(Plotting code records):
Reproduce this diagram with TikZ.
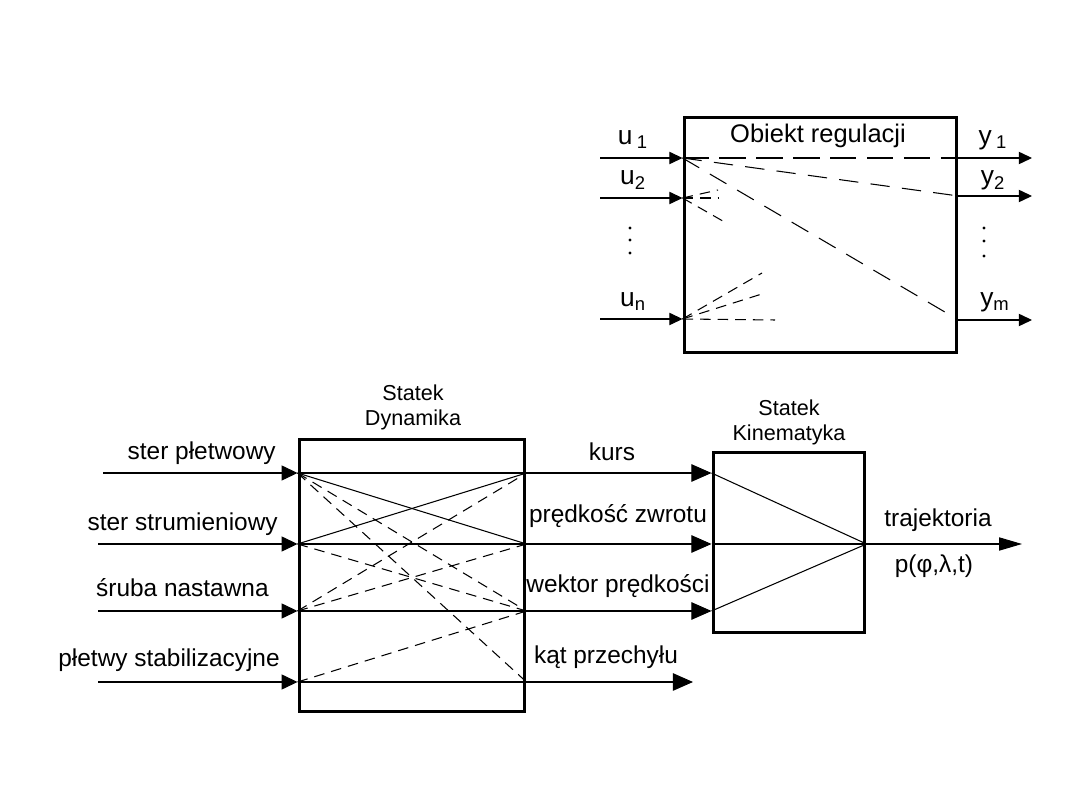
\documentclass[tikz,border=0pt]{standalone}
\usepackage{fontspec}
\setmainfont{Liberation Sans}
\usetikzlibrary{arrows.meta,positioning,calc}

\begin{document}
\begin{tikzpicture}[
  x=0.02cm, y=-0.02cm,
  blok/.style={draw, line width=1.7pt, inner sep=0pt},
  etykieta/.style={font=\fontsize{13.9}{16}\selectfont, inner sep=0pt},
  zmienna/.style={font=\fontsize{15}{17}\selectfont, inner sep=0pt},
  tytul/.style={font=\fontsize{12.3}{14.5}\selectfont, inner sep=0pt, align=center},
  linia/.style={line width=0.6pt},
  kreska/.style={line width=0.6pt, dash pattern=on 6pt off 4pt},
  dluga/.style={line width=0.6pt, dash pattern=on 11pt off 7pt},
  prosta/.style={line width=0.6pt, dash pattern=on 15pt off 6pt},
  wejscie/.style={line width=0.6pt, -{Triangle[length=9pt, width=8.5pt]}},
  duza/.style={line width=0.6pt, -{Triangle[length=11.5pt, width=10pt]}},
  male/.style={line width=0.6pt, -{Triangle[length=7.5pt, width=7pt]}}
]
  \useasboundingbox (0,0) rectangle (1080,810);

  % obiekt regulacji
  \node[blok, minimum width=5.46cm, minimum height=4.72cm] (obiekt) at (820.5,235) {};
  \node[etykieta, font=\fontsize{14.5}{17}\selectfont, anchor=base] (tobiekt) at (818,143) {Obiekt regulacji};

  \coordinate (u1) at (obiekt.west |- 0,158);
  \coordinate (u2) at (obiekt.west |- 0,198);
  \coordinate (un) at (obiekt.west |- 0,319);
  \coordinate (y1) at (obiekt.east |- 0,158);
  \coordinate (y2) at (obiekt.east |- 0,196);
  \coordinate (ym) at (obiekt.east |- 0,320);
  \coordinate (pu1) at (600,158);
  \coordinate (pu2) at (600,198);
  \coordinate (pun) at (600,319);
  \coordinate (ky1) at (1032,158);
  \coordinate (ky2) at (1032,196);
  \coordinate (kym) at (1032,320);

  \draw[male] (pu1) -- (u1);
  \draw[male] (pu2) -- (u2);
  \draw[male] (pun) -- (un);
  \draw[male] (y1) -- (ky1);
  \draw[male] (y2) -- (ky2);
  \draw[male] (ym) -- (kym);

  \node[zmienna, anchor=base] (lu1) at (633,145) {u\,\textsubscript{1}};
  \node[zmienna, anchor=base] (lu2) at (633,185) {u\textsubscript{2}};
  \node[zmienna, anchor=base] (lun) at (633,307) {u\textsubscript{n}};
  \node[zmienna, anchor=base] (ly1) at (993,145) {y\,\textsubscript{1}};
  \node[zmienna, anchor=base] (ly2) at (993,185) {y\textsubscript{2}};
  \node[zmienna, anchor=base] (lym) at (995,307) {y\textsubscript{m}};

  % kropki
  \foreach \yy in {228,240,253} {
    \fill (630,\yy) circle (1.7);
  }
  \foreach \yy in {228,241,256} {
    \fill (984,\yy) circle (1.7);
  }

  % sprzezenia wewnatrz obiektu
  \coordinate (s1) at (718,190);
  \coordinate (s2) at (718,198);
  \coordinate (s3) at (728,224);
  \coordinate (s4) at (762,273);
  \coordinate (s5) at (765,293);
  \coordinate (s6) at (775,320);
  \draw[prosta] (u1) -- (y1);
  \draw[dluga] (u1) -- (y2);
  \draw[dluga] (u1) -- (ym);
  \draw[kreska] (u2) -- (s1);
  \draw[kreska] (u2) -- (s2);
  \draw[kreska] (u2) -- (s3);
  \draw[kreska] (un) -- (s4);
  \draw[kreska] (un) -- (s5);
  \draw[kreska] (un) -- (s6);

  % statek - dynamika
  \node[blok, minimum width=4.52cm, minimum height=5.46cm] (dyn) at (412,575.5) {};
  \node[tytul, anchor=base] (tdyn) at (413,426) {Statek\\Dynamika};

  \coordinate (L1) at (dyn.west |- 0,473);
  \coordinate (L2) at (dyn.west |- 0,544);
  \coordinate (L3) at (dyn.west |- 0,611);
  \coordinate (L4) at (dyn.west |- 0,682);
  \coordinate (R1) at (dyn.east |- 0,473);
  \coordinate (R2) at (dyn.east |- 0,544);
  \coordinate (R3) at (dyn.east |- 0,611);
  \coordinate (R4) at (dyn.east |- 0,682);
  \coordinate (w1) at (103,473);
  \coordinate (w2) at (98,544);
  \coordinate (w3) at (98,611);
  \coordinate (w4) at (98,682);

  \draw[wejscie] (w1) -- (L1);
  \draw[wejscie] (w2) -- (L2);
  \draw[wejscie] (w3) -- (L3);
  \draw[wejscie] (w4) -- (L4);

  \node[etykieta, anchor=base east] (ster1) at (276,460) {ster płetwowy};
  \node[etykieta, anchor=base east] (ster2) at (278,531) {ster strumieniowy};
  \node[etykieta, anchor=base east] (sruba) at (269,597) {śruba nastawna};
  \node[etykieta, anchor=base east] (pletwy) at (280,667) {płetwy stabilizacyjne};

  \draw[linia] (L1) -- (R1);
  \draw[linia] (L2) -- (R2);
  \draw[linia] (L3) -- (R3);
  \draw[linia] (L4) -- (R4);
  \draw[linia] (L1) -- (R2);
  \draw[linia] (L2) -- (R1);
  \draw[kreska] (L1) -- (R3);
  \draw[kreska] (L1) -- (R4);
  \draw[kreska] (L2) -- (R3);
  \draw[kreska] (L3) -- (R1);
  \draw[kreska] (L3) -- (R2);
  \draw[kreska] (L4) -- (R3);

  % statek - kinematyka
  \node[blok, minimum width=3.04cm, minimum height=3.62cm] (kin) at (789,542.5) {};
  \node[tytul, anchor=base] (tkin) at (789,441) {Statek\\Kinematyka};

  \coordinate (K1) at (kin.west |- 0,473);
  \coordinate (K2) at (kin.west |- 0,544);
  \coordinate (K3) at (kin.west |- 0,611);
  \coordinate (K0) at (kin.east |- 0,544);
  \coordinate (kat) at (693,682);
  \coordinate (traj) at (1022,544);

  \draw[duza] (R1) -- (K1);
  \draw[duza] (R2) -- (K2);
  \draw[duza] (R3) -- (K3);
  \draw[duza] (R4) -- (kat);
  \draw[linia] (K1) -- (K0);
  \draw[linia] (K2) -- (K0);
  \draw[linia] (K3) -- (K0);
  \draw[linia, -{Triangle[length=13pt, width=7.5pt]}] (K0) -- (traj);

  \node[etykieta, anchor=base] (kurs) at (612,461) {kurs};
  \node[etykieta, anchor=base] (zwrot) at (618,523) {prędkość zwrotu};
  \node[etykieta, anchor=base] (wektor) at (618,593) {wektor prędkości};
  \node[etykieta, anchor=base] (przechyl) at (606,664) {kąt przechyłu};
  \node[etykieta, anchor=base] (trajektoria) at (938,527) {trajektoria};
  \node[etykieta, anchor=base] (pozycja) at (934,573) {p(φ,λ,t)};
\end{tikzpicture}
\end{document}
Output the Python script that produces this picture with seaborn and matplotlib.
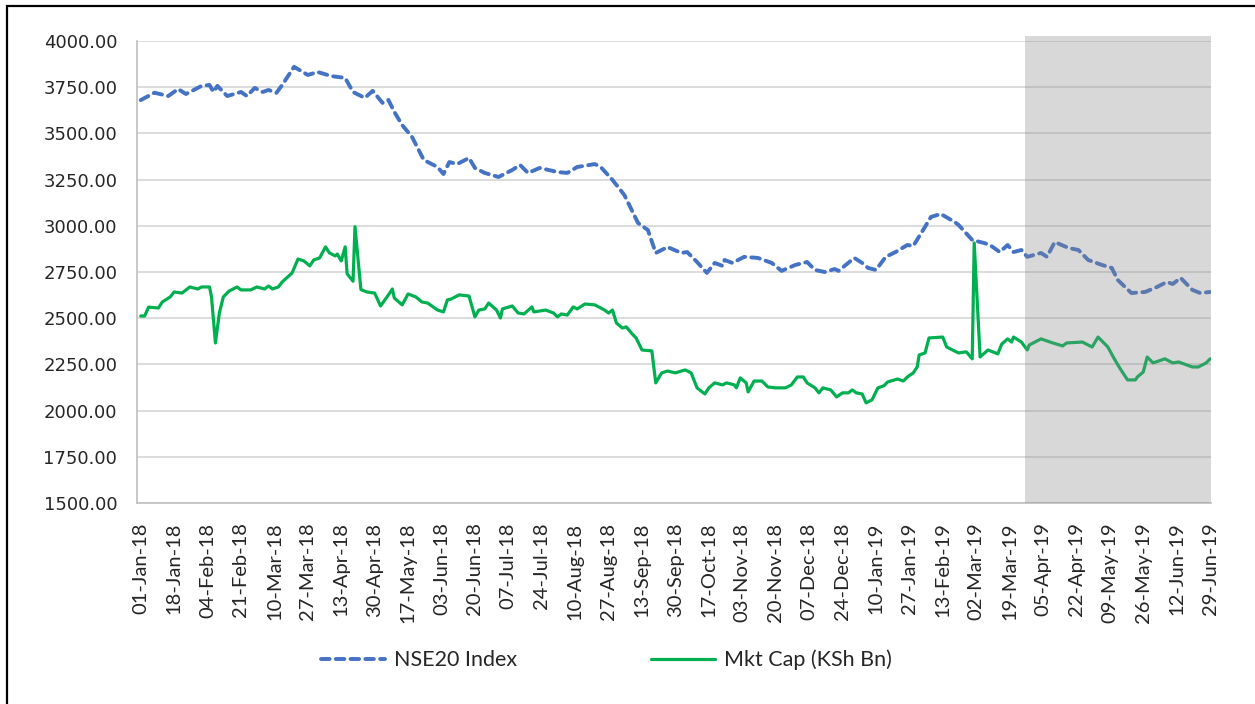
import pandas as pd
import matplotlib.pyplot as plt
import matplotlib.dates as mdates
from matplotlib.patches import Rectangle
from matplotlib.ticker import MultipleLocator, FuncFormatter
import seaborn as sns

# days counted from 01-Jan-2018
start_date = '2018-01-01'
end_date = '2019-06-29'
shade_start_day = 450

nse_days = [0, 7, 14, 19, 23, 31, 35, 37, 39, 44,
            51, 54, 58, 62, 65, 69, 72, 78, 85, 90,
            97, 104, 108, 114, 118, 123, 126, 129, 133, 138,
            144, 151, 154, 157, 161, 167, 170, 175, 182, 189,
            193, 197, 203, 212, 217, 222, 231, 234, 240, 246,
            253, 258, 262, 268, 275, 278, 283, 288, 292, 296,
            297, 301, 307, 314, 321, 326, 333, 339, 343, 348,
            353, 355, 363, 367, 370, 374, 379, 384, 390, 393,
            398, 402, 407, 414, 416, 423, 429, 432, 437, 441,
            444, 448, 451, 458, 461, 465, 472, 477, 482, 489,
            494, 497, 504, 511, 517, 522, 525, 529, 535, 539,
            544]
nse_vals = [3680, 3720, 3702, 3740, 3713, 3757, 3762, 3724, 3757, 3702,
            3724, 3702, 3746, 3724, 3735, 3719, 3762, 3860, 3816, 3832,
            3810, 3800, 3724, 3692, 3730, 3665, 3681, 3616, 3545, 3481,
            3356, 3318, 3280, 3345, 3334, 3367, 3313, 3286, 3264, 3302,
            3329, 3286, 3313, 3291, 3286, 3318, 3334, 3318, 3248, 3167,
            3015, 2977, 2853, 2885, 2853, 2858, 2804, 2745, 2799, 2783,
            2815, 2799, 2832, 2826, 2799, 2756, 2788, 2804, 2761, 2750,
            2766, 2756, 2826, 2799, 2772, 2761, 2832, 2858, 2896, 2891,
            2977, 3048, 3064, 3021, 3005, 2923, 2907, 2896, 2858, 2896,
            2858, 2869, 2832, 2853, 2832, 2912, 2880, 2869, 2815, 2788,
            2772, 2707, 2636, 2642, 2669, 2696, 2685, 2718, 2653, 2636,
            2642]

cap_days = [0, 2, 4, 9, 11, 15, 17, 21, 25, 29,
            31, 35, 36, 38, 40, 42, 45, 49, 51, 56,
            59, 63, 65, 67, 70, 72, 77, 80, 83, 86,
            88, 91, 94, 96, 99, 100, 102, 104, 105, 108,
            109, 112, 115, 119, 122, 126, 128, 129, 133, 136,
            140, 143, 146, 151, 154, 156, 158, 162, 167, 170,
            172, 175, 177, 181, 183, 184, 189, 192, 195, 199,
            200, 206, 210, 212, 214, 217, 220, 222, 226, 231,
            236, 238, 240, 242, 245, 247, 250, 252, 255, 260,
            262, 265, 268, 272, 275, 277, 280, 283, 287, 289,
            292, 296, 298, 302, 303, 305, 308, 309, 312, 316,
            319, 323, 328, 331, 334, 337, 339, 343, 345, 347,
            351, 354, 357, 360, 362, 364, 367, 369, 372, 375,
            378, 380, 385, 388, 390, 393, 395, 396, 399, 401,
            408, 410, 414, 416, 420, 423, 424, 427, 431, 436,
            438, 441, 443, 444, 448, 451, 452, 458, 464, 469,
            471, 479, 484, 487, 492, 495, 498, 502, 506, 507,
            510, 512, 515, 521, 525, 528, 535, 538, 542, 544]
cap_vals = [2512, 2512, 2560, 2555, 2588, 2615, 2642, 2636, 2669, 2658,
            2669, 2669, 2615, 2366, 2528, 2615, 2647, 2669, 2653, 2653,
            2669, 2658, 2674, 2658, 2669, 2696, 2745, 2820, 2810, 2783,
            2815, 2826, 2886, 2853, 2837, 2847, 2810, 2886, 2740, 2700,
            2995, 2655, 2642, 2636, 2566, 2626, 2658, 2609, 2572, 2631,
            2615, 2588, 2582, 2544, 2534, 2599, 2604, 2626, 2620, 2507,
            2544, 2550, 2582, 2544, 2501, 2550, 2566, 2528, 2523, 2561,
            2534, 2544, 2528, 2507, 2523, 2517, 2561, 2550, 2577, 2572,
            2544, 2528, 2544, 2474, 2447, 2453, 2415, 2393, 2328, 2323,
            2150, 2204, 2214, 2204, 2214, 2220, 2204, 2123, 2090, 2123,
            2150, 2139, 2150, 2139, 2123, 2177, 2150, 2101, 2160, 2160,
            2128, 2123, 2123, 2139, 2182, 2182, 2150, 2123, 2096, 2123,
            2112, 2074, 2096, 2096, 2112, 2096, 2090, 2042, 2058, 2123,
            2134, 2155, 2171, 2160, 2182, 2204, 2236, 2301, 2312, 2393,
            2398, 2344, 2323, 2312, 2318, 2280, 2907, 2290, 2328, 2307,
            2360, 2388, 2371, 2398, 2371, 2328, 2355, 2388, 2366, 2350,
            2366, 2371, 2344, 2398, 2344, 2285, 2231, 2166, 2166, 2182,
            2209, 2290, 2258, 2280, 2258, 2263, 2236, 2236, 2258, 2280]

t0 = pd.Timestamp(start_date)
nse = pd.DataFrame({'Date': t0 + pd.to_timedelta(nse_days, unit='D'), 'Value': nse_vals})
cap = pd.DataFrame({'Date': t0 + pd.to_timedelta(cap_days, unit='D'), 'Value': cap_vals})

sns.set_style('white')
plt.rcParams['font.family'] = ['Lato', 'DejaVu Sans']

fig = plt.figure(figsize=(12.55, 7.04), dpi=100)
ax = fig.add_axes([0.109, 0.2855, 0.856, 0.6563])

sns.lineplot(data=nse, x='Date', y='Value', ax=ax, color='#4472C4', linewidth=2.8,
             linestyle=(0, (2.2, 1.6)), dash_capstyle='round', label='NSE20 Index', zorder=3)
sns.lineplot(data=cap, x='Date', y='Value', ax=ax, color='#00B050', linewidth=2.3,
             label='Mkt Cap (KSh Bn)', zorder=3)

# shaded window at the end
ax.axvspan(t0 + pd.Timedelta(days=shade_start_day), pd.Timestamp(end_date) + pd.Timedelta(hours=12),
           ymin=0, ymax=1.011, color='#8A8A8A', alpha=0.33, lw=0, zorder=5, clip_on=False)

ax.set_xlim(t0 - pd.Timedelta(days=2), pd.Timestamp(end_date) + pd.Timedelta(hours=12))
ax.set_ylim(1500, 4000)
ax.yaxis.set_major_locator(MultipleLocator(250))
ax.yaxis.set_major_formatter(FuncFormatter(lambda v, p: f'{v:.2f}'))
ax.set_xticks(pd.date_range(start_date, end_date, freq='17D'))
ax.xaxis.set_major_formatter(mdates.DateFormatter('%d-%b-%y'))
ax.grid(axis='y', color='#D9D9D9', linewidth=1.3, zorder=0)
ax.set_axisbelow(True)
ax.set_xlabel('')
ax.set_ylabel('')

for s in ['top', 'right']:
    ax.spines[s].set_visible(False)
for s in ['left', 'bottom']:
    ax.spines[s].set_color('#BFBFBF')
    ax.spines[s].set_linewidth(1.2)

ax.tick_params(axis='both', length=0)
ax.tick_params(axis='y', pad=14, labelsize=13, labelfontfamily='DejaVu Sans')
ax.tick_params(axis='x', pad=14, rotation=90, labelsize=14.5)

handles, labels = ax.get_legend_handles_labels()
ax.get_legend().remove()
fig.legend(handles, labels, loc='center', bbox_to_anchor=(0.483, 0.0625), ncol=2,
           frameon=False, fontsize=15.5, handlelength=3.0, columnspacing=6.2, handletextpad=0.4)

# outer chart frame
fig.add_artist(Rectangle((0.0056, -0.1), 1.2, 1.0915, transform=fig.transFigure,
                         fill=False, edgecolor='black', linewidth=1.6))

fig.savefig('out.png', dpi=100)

(PROBLEM REQUIREMENTS): Omit every picture, and please return the entries exactly from the first line through the line with "(ym) -- (kym);", both included.

(RESULT OF THE TASK):
Reproduce this diagram with TikZ.
\documentclass[tikz,border=0pt]{standalone}
\usepackage{fontspec}
\setmainfont{Liberation Sans}
\usetikzlibrary{arrows.meta,positioning,calc}

\begin{document}
\begin{tikzpicture}[
  x=0.02cm, y=-0.02cm,
  blok/.style={draw, line width=1.7pt, inner sep=0pt},
  etykieta/.style={font=\fontsize{13.9}{16}\selectfont, inner sep=0pt},
  zmienna/.style={font=\fontsize{15}{17}\selectfont, inner sep=0pt},
  tytul/.style={font=\fontsize{12.3}{14.5}\selectfont, inner sep=0pt, align=center},
  linia/.style={line width=0.6pt},
  kreska/.style={line width=0.6pt, dash pattern=on 6pt off 4pt},
  dluga/.style={line width=0.6pt, dash pattern=on 11pt off 7pt},
  prosta/.style={line width=0.6pt, dash pattern=on 15pt off 6pt},
  wejscie/.style={line width=0.6pt, -{Triangle[length=9pt, width=8.5pt]}},
  duza/.style={line width=0.6pt, -{Triangle[length=11.5pt, width=10pt]}},
  male/.style={line width=0.6pt, -{Triangle[length=7.5pt, width=7pt]}}
]
  \useasboundingbox (0,0) rectangle (1080,810);

  % obiekt regulacji
  \node[blok, minimum width=5.46cm, minimum height=4.72cm] (obiekt) at (820.5,235) {};
  \node[etykieta, font=\fontsize{14.5}{17}\selectfont, anchor=base] (tobiekt) at (818,143) {Obiekt regulacji};

  \coordinate (u1) at (obiekt.west |- 0,158);
  \coordinate (u2) at (obiekt.west |- 0,198);
  \coordinate (un) at (obiekt.west |- 0,319);
  \coordinate (y1) at (obiekt.east |- 0,158);
  \coordinate (y2) at (obiekt.east |- 0,196);
  \coordinate (ym) at (obiekt.east |- 0,320);
  \coordinate (pu1) at (600,158);
  \coordinate (pu2) at (600,198);
  \coordinate (pun) at (600,319);
  \coordinate (ky1) at (1032,158);
  \coordinate (ky2) at (1032,196);
  \coordinate (kym) at (1032,320);

  \draw[male] (pu1) -- (u1);
  \draw[male] (pu2) -- (u2);
  \draw[male] (pun) -- (un);
  \draw[male] (y1) -- (ky1);
  \draw[male] (y2) -- (ky2);
  \draw[male] (ym) -- (kym);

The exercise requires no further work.